• Exercise requirements: Quote the listing in full, exactly as given, minus any pictures.

• Supplied material:

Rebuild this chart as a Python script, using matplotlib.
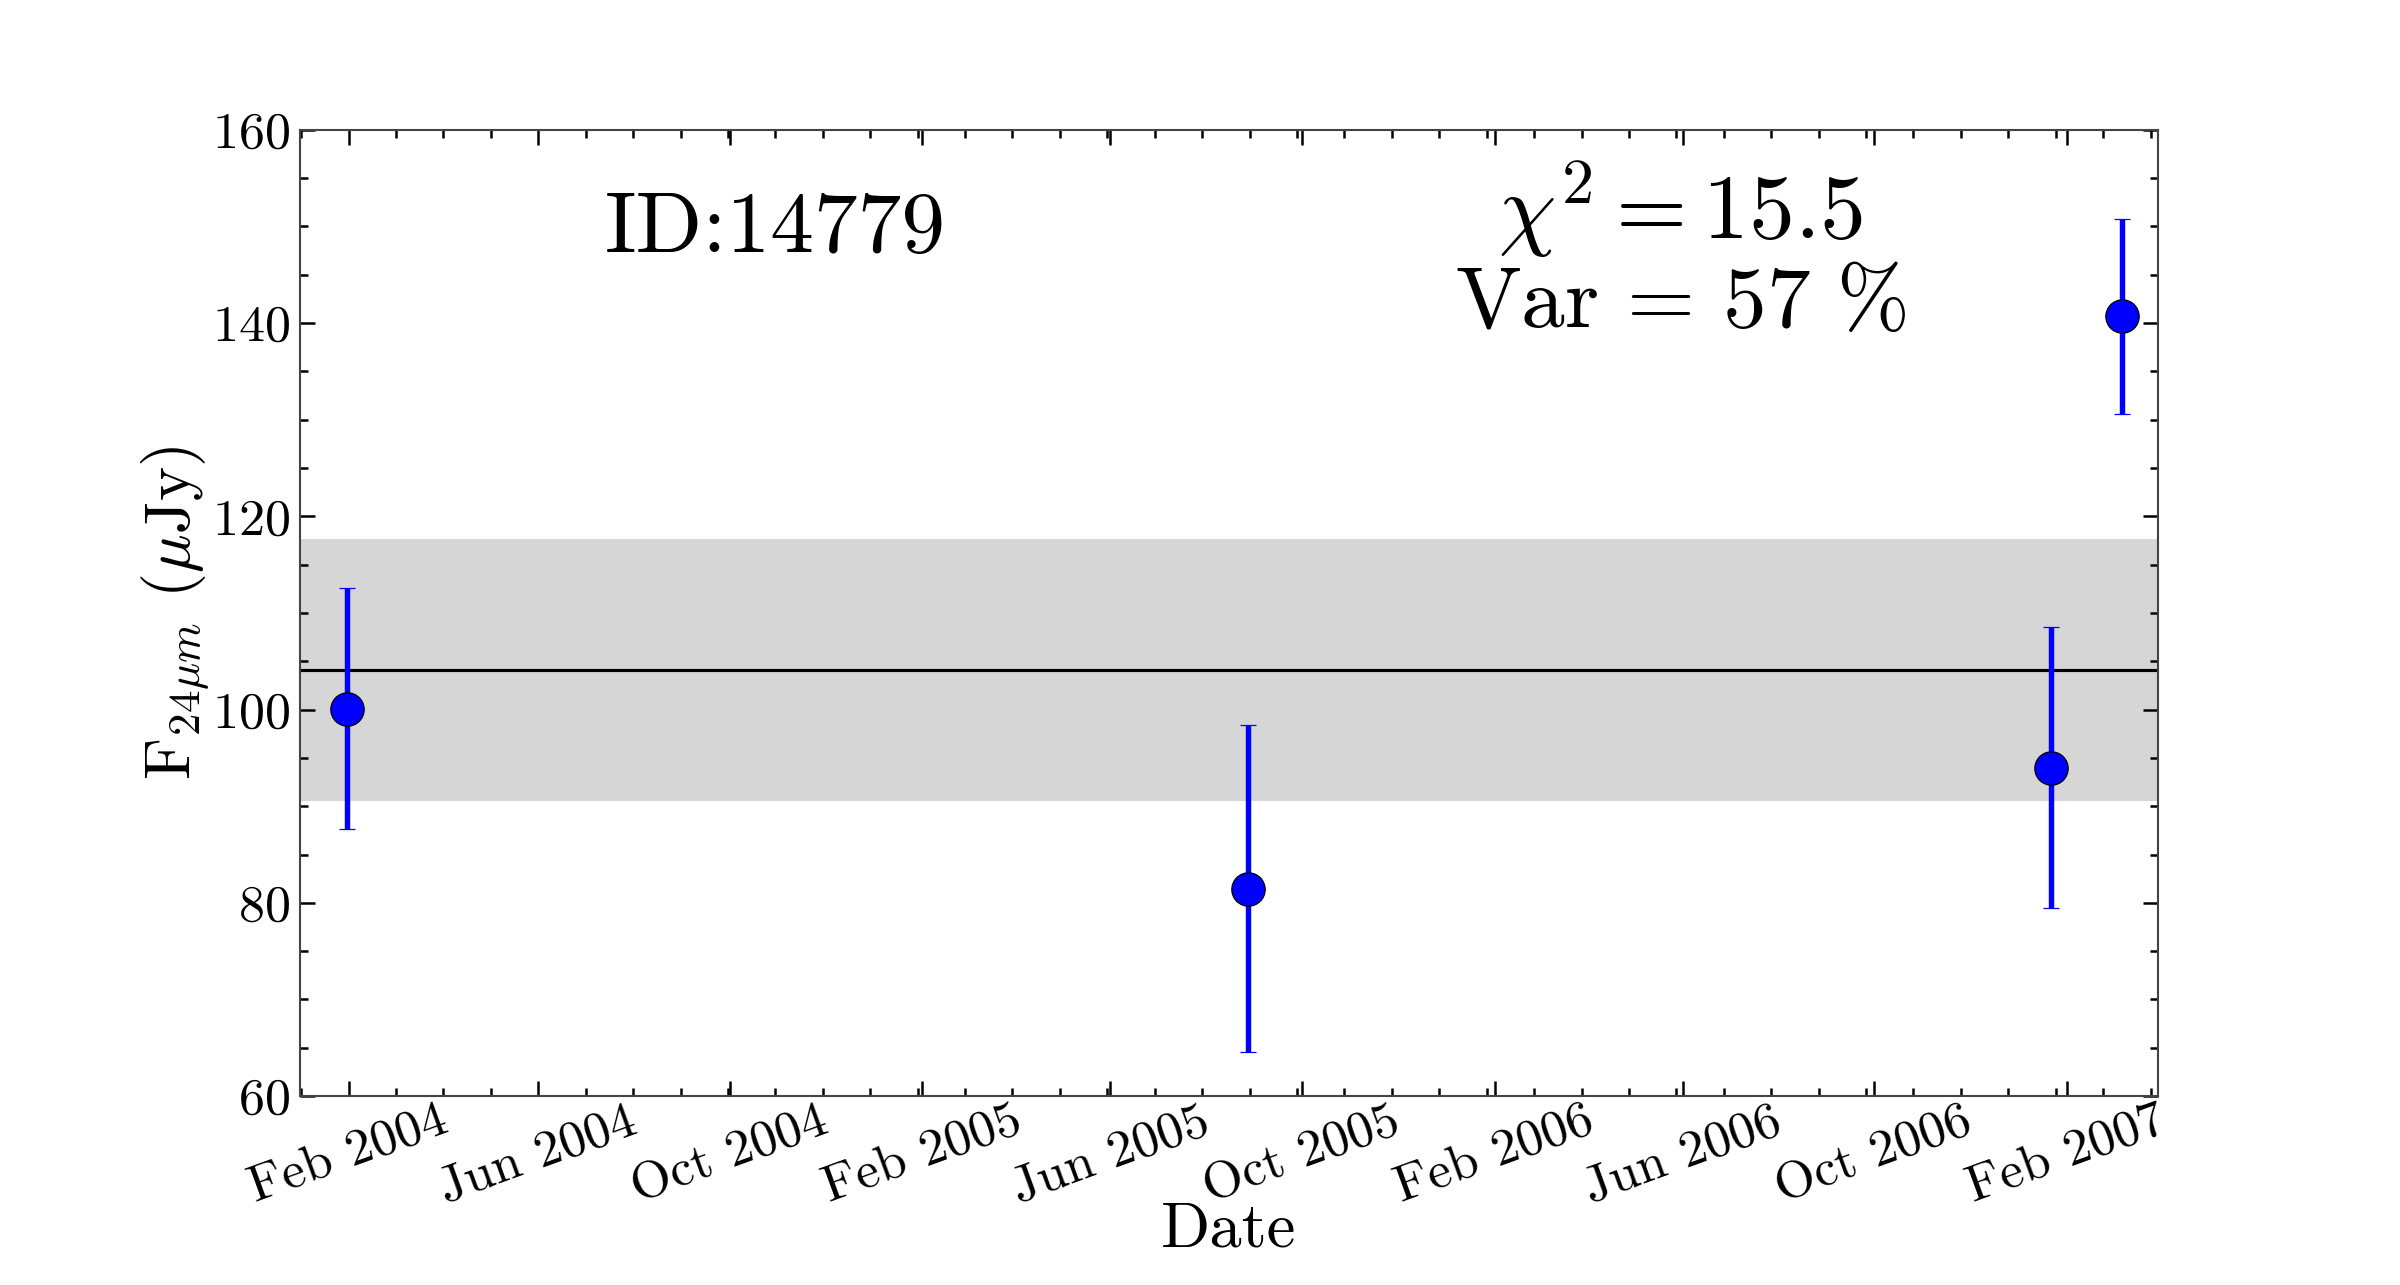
import numpy as np
import pandas as pd
import matplotlib
matplotlib.use('Agg')
import matplotlib.pyplot as plt
import matplotlib.dates as mdates
from matplotlib.ticker import MultipleLocator, AutoMinorLocator

plt.rcParams['font.family'] = 'serif'
plt.rcParams['font.serif'] = ['cmr10']
plt.rcParams['mathtext.fontset'] = 'cm'
plt.rcParams['axes.formatter.use_mathtext'] = True

# epochs and 24 micron fluxes
dates = pd.to_datetime(['2004-01-31', '2005-08-28', '2007-01-22', '2007-03-08'])
flux = [100.1, 81.45, 94.0, 140.7]
flux_err = [12.5, 16.9, 14.5, 10.1]

mean_flux = 104.1
std_flux = 13.6
obj_id = 14779
chi2 = 15.5
var_pct = 57

fig = plt.figure(figsize=(16, 8.567), dpi=150)
ax = fig.add_axes([0.125, 0.147, 0.774, 0.752])

ax.axhspan(mean_flux - std_flux, mean_flux + std_flux, color='#d6d6d6', lw=0, zorder=0)
ax.axhline(mean_flux, color='black', lw=1.5, zorder=1)
ax.errorbar(dates, flux, yerr=flux_err, fmt='o', color='#0000ff', ms=16,
            mec='black', mew=0.6, elinewidth=2.6, capsize=4, capthick=1.5, zorder=3)

ax.set_xlim(pd.Timestamp('2004-01-01'), pd.Timestamp('2007-03-31'))
ax.set_ylim(60, 160)

ax.xaxis.set_major_locator(mdates.MonthLocator(bymonth=[2, 6, 10]))
ax.xaxis.set_major_formatter(mdates.DateFormatter('%b %Y'))
ax.xaxis.set_minor_locator(AutoMinorLocator(4))
ax.yaxis.set_major_locator(MultipleLocator(20))
ax.yaxis.set_minor_locator(MultipleLocator(5))

ax.tick_params(which='both', direction='in', top=True, right=True, colors='black')
ax.tick_params(which='major', length=7, width=1.2, labelsize=25, pad=5)
ax.tick_params(which='minor', length=4, width=1.2)
ax.tick_params(axis='x', which='major', pad=1)
for lab in ax.get_xticklabels():
    lab.set_rotation(20)
    lab.set_ha('center')
for s in ax.spines.values():
    s.set_color('#444444')
    s.set_linewidth(1.0)

ax.set_xlabel('Date', fontsize=31, labelpad=-5)
ax.set_ylabel(r'$\mathrm{F}_{24\mu m}$ ($\mu$Jy)', fontsize=31, labelpad=0)

ax.text(0.256, 0.896, 'ID:%d' % obj_id, transform=ax.transAxes, fontsize=42,
        ha='center', va='center')
ax.text(0.743, 0.918, r'$\chi^2 = %.1f$' % chi2, transform=ax.transAxes, fontsize=44,
        ha='center', va='center')
ax.text(0.743, 0.818, r'$\mathrm{Var}\,=\,%d\ \%%$' % var_pct, transform=ax.transAxes,
        fontsize=42, ha='center', va='center')

fig.savefig('out.png', dpi=150)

• Complete answer:
Rebuild this chart as a Python script, using matplotlib.
import numpy as np
import pandas as pd
import matplotlib
matplotlib.use('Agg')
import matplotlib.pyplot as plt
import matplotlib.dates as mdates
from matplotlib.ticker import MultipleLocator, AutoMinorLocator

plt.rcParams['font.family'] = 'serif'
plt.rcParams['font.serif'] = ['cmr10']
plt.rcParams['mathtext.fontset'] = 'cm'
plt.rcParams['axes.formatter.use_mathtext'] = True

# epochs and 24 micron fluxes
dates = pd.to_datetime(['2004-01-31', '2005-08-28', '2007-01-22', '2007-03-08'])
flux = [100.1, 81.45, 94.0, 140.7]
flux_err = [12.5, 16.9, 14.5, 10.1]

mean_flux = 104.1
std_flux = 13.6
obj_id = 14779
chi2 = 15.5
var_pct = 57

fig = plt.figure(figsize=(16, 8.567), dpi=150)
ax = fig.add_axes([0.125, 0.147, 0.774, 0.752])

ax.axhspan(mean_flux - std_flux, mean_flux + std_flux, color='#d6d6d6', lw=0, zorder=0)
ax.axhline(mean_flux, color='black', lw=1.5, zorder=1)
ax.errorbar(dates, flux, yerr=flux_err, fmt='o', color='#0000ff', ms=16,
            mec='black', mew=0.6, elinewidth=2.6, capsize=4, capthick=1.5, zorder=3)

ax.set_xlim(pd.Timestamp('2004-01-01'), pd.Timestamp('2007-03-31'))
ax.set_ylim(60, 160)

ax.xaxis.set_major_locator(mdates.MonthLocator(bymonth=[2, 6, 10]))
ax.xaxis.set_major_formatter(mdates.DateFormatter('%b %Y'))
ax.xaxis.set_minor_locator(AutoMinorLocator(4))
ax.yaxis.set_major_locator(MultipleLocator(20))
ax.yaxis.set_minor_locator(MultipleLocator(5))

ax.tick_params(which='both', direction='in', top=True, right=True, colors='black')
ax.tick_params(which='major', length=7, width=1.2, labelsize=25, pad=5)
ax.tick_params(which='minor', length=4, width=1.2)
ax.tick_params(axis='x', which='major', pad=1)
for lab in ax.get_xticklabels():
    lab.set_rotation(20)
    lab.set_ha('center')
for s in ax.spines.values():
    s.set_color('#444444')
    s.set_linewidth(1.0)

ax.set_xlabel('Date', fontsize=31, labelpad=-5)
ax.set_ylabel(r'$\mathrm{F}_{24\mu m}$ ($\mu$Jy)', fontsize=31, labelpad=0)

ax.text(0.256, 0.896, 'ID:%d' % obj_id, transform=ax.transAxes, fontsize=42,
        ha='center', va='center')
ax.text(0.743, 0.918, r'$\chi^2 = %.1f$' % chi2, transform=ax.transAxes, fontsize=44,
        ha='center', va='center')
ax.text(0.743, 0.818, r'$\mathrm{Var}\,=\,%d\ \%%$' % var_pct, transform=ax.transAxes,
        fontsize=42, ha='center', va='center')

fig.savefig('out.png', dpi=150)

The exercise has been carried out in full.